Currently the museum sits along Northwest Boulevard, adjacent to City Park and northwest of the Coeur d’Alene Resort. During the summer, parking can be a challenge, Dahlgren said, and plans for later phases of the project include a dedicated parking lot behind the White house.
Jocelyn Whitfield-Babcock, the museum’s development director, said that while the current location is easy to spot when driving by, the new location will make more sense as a destination—and it will have great views too.
“The (museum) is on Northwest Boulevard, and so many people are driving by and seeing us, but what we’re making this into is, instead of making this an afterthought … it’s a destination,” Whitfield-Babcock said. “They’re getting in the car and they’re coming here, and it’s part of the plan.”
And, she said, the museum is certainly visible, being so close to McEuen Park, the library, Tubbs Hill and the Centennial Trail. Just standing in the parking lot for 20 minutes, she said she saw 10 to 12 people drive by just looking at the house.

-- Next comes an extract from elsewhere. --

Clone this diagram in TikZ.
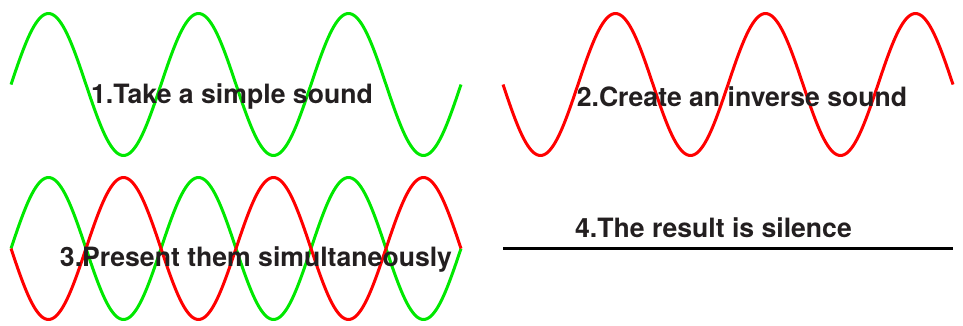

The idea that a historic building will soon house a museum dedicated to history was not lost on Robert Singletary, the museum’s program and marketing director who, as part of his job, hosts walking tours of Coeur d’Alene.
“The idea of preservation is growing in this community,” he said. “There was an emphasis at the city, for a time, to develop, but I think you can have both: that balance between preservation and development. … Preservation in the long-run means economic development.”
Gibbs and Dixon highlighted the partnerships that made the move possible and that have enabled them to dream big in modernizing the museum. The City of Coeur d’Alene, the Tubbs Hill Foundation, Ignite CDA and others, including Mark Launder, who donated the house, have been enthusiastic in supporting the project and helping to make it happen, they said.
Still, though, the museum hums along. Back at the current museum, Dahlgren and volunteers will keep busy throughout the offseason before the museum re-opens as usual for its regular hours in April. The museum’s 50 volunteers log about 2,000 hours annually, Dahlgren said, updating archives, staffing the gift shop, sending out quarterly mailings and assisting people who wish to come in an access the archives, which anyone, Dahlgren said, is welcome to do year-round.
The museum also has a 4,000-square-foot off-site storage facility with more exhibit materials, a space it will continue to operate after the move. But as it is now, the hallways are crowded, and Dahlgren is ready to have spaces where people can come and look through old maps, directories and other original documents with open tables dedicated to that purpose.
“Our programming is exceeding our ability to handle it with the current staff,” she said, referring to the walking tours, school visits, archivers and researchers who visit. “With the new building we would be able to have more of a presence, and our services could be more accessible to people.”